Right after that loss to the 49ers head coach Dan Campbell acknowledged, while also saying it didn't believe it, that that could have been this team's one shot at a deep playoff run and/or a Super Bowl. There is that chance, even if the wide belief is the Lions aren't going anywhere as one of the best teams in the NFL.

Ask a Lions or NFL fan about Jared Goff, and you're likely to get a mix of opinions. Those who see his limitations are often called "Goff haters" by Lions' fans who fail to see those limits, and the broad perception of him on a national scale seems to always have hints of negativity.

But the Lions have been steadfast to express their faith in Goff, and they backed it up with their checkbook by giving him a big contract extension this offseason.

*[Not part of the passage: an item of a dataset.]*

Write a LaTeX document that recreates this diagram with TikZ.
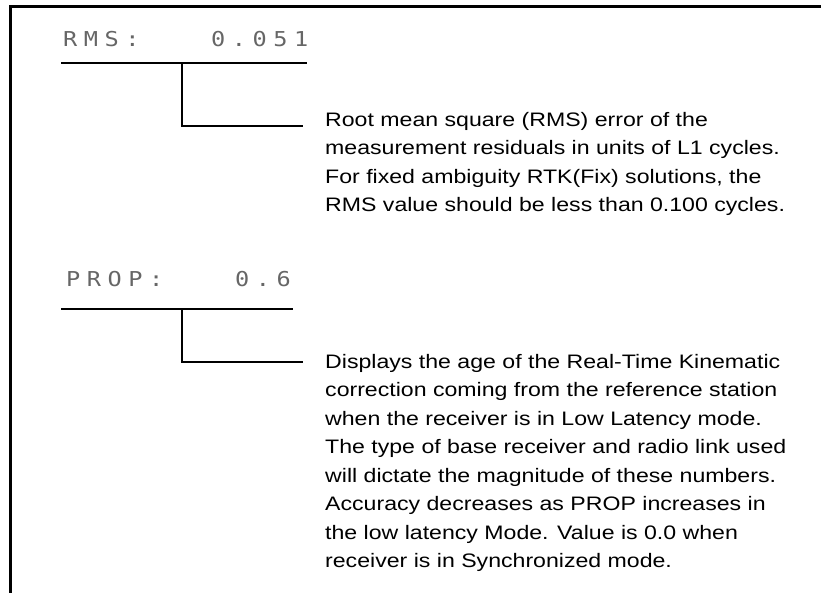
\documentclass[tikz,border=0pt]{standalone}
\usepackage{fontspec}
\setmainfont[FakeStretch=1.185]{Liberation Sans}
\newfontfamily\lcdfont[LetterSpace=32,FakeStretch=1.15]{DejaVu Sans Mono}
\begin{document}
\begin{tikzpicture}[x=1pt,y=-1pt,
  frame/.style={line width=3pt,line cap=rect},
  bar/.style={line width=2pt},
  leader/.style={line width=2pt},
  lcd/.style={inner sep=0pt,anchor=base west,text=black!60,font=\lcdfont\fontsize{20.5}{24}\selectfont},
  desc/.style={inner sep=0pt,anchor=north west,align=left,font=\fontsize{19.5}{28.5}\selectfont}]
\useasboundingbox (0,0) rectangle (821,593);
% frame
\draw[frame] (10.5,600) -- (10.5,6.5) -- (830,6.5);
% RMS block
\node[lcd] (rmslabel) at (63,46.5) {RMS:};
\node[lcd] (rmsval) at (211,46.5) {0.051};
\coordinate (rmsbarL) at (61,63);
\coordinate (rmsbarR) at (307,63);
\coordinate (rmsbend) at (182,126);
\coordinate (rmsend) at (303,126);
\draw[bar] (rmsbarL) -- (rmsbarR);
\node[desc] (rmsdesc) at (325,112) {Root mean square (RMS) error of the\\measurement residuals in units of L1 cycles.\\For fixed ambiguity RTK(Fix) solutions, the\\RMS value should be less than 0.100 cycles.};
\draw[leader] (rmsbend |- rmsbarL) -- (rmsbend) -- (rmsend);
% PROP block
\node[lcd] (proplabel) at (66,287) {PROP:};
\node[lcd] (propval) at (235,287) {0.6};
\coordinate (propbarL) at (61,309);
\coordinate (propbarR) at (293,309);
\coordinate (propbend) at (182,362);
\coordinate (propend) at (303,362);
\draw[bar] (propbarL) -- (propbarR);
\node[desc] (propdesc) at (325,354) {Displays the age of the Real-Time Kinematic\\correction coming from the reference station\\when the receiver is in Low Latency mode.\\The type of base receiver and radio link used\\will dictate the magnitude of these numbers.\\Accuracy decreases as PROP increases in\\the low latency Mode. Value is 0.0 when\\receiver is in Synchronized mode.};
\draw[leader] (propbend |- propbarL) -- (propbend) -- (propend);
\end{tikzpicture}
\end{document}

'Nightmare scenario' for Lions laid out concisely by Bleacher Report

Brad Gagnon of Bleacher Report recently described a nightmare 2024 season for each NFL team in one sentence or less. Many are obvious, attached to an important player or a quarterback, and it's no different for the Lions.

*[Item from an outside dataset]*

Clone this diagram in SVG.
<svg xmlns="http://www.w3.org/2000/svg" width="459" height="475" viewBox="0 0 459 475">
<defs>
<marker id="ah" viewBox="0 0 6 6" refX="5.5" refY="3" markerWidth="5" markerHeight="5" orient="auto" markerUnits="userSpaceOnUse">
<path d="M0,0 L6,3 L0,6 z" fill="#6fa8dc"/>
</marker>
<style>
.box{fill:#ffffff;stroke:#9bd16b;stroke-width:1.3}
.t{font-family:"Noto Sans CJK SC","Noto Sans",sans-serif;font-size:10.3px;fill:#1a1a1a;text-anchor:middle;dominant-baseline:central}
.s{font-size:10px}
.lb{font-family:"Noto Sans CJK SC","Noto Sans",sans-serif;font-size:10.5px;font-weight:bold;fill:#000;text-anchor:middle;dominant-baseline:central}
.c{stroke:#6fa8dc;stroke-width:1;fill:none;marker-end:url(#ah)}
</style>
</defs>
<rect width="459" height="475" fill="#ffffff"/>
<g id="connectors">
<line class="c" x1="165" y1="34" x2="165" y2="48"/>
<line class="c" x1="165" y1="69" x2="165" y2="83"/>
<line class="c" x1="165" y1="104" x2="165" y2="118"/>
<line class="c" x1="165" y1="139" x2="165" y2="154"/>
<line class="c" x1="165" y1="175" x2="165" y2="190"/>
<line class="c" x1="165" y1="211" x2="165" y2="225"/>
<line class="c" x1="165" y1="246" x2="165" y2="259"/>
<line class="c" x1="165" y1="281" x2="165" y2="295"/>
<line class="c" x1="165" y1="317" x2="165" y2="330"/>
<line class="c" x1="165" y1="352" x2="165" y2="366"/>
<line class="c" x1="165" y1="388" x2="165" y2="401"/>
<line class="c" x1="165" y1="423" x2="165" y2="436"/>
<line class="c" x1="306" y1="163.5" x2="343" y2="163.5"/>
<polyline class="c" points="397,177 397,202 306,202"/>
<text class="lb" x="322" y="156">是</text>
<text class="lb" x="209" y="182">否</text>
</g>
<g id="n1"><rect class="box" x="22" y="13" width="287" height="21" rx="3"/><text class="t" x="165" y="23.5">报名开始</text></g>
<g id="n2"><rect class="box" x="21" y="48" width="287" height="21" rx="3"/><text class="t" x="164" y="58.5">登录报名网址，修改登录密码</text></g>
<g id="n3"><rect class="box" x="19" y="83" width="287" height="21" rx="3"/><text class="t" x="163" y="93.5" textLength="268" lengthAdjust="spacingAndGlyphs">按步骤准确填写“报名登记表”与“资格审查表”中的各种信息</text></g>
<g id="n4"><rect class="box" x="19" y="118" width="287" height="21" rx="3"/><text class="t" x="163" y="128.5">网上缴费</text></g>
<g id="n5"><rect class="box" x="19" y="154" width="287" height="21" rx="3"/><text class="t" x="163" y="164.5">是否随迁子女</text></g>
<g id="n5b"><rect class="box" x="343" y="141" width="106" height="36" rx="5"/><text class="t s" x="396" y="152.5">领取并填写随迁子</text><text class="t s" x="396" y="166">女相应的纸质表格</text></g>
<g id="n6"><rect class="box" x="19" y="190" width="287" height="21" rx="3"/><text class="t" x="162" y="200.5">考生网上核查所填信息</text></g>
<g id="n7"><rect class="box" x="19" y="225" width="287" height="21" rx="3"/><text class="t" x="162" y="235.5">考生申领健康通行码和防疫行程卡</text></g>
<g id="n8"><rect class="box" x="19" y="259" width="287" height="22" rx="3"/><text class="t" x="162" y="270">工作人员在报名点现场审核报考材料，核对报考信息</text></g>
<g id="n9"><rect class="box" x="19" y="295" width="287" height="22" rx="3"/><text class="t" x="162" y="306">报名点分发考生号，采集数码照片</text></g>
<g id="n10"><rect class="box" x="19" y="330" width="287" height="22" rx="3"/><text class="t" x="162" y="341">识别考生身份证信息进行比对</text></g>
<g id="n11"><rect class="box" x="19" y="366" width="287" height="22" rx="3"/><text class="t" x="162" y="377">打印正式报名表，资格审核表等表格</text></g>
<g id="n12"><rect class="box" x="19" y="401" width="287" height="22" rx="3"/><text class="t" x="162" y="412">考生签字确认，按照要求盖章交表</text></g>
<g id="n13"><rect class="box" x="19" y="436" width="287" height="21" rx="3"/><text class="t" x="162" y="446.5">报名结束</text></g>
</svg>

"Detroit Lions: With his bag made, Jared Goff comes back to earth and the curse continues."

The curse Gagnon is the fabled "Curse of Bobby Layne", where the Hall of Fame Lions' signal caller, upon being traded early in the 1958 season, supposedly declared "This team will not win for another 50 years." The Lions' championship drought (since 1957) has of course extended well beyond that 50-year mark, but it's never felt closer to ending than it does right now.

Back to this year and Goff. He was easy to tab as a regression candidate around this time a year ago, then his numbers were mostly better last season. A big contract doesn't alter the fact that he has a wide gap between what his best and worst level of play looks like. At the same time, there's often a thin line between his best and his worst. The negative end of that for more than a stray game or two would indeed be a nightmare for the Lions this year.